Restaurant name Category Gold σ WPR
Wa*** Bakery 20 reviewers 1.53 79%
Sel*** Burger 25 reviewers 1.50 79%
Mo*** Fine dining 13 reviewers 1.51 78%

Wa*** is a bakery. It has 20 Gold reviewers, σ 1.53, and WPR 79%. In the reviews, glowing praise such as “ridiculously crispy” coexists with criticism like “why is this ajusshi so rude?” It is a typical pattern in which the food is well regarded, but opinions split over service.

Sel*** is a burger specialist. Reviews such as “top three burgers, easily” appear alongside comments like “the bun is a bit too much”. Mo*** is a fine-dining restaurant, where “the small bites were moving in their care and creativity” intersects with “rather monotonous compared with other tasting courses”.

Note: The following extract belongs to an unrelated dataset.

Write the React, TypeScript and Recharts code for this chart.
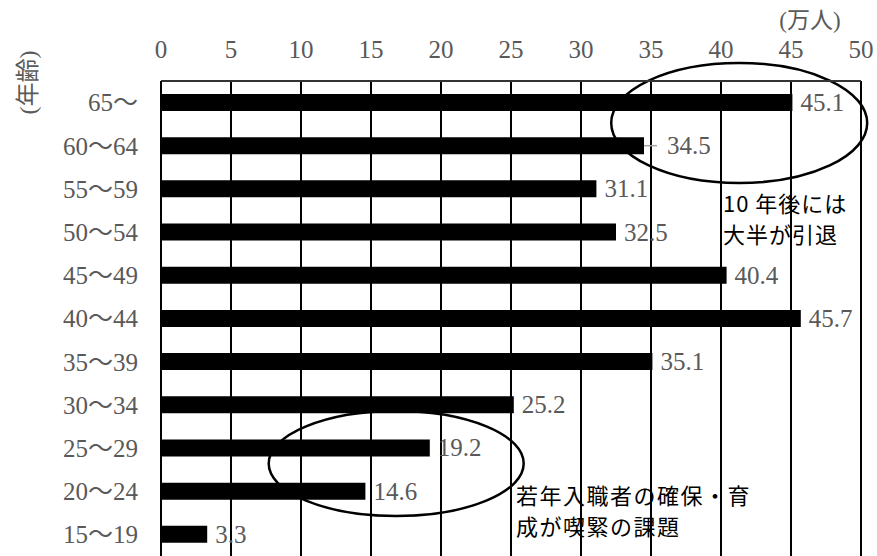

In semantic analysis across all three restaurants, the most frequently cited drawback was “unfriendly service” (123 mentions combined). The essence of polarization is not bad food, but character so strong that opinions split over service and atmosphere. The food itself is already validated; it is the surrounding elements that divide diners.

Judging by Kakao ratings alone, these restaurants sit around 4.0–4.1 — not eye-catching high scores. But in weighted analysis based on Gold reviewers, they are classified as great restaurants. Their ratings are dragged down because opinions are divided, and consumers pass them by because of those lower ratings.

Polarizing great restaurants: checklist before you go

Check for at least 5 Gold reviewers
Verify that it is truly polarizing. The σ value is only reliable when there are enough Gold reviewers.
Non-discerning review ratio below 40%
Check whether manipulation is likely. Above 40%, the credibility of the reviews themselves drops.
Read the negative reviews carefully
Ask yourself, “Would that downside bother me too?” Some people hate rude service; others can tolerate it.
Check service-related reviews
This is the key dividing line. Realistically, only people who can accept brusque service should go.
You will miss them if you look only at Kakao ratings
The average Kakao rating for polarizing great restaurants is 4.06 — 0.38 points lower than consensus great restaurants (4.44).

This is the conclusion from analyzing 15,935 polarizing restaurants: polarization was not a matter of quality, but a matter of character. It was not manipulation, and it was not bad food. Their character is simply so strong that for some people they become the meal of a lifetime, while for others they feel uncomfortable.

Restaurants that everyone agrees are good are safe choices. But truly surprising experiences rarely come from places everyone agrees on. Polarizing great restaurants may fail for some diners, but the data shows that when they succeed, the satisfaction can surpass even that of consensus great restaurants.